Implementation of carbon dioxide (CO2) storage in geological media requires a proper assessment of the risk of CO2 leakage from storage sites. Leakage pathways may exist through and along wellbores, which may penetrate or be near to the storage site. One method of assessing the potential for CO2 leakage through wells is by mining databases that usually reside with regulatory agencies. These agencies collect data concerning wellbore construction, oil and gas production, and other regulated issues for existing wells. The Alberta Energy Resources Conservation Board (ERCB), the regulatory agency in Alberta, Canada, collects and stores information about more than 315,000 oil, gas, and injection wells in the province of Alberta. The ERCB also records well leakage at the surface as surface-casing-vent flow (SCVF) through wellbore annuli and gas migration (GM) outside casing, as reported by the industry.

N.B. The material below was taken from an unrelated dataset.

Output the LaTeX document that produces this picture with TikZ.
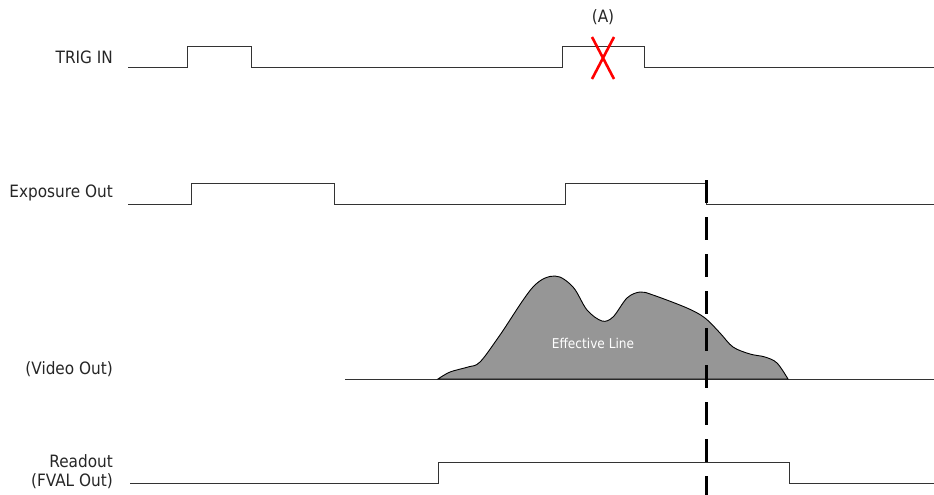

The evaluation of a leakage pathway through wellbore casing or annuli and what causes these wellbore leaks are the first step in determining what factors may contribute to wellbore leakage from CO2-storage sites. By using available data, major factors that contribute to wellbore leakage were identified.
Data analysis shows that there is a correlation between these SCVF/GM and economic activity, technology changes, geographic location, and regulatory changes regarding well completion and abandonment. Further analysis indicates a relationship between low-annular-cement top, external corrosion, casing failure, and wellbore leakage (SCVF/GM). Other factors that could affect the presence of wellbore leakage, such as wellbore deviation, surface-casing depth, and wellbore density, were also investigated.
This paper presents the findings of the data analysis and a method to evaluate the potential for leakage along wells in an area where CO2 storage is intended. This information is useful not only for future operations of CO2 storage in geological media, but also for current operations relating to the exploration and production of hydrocarbons.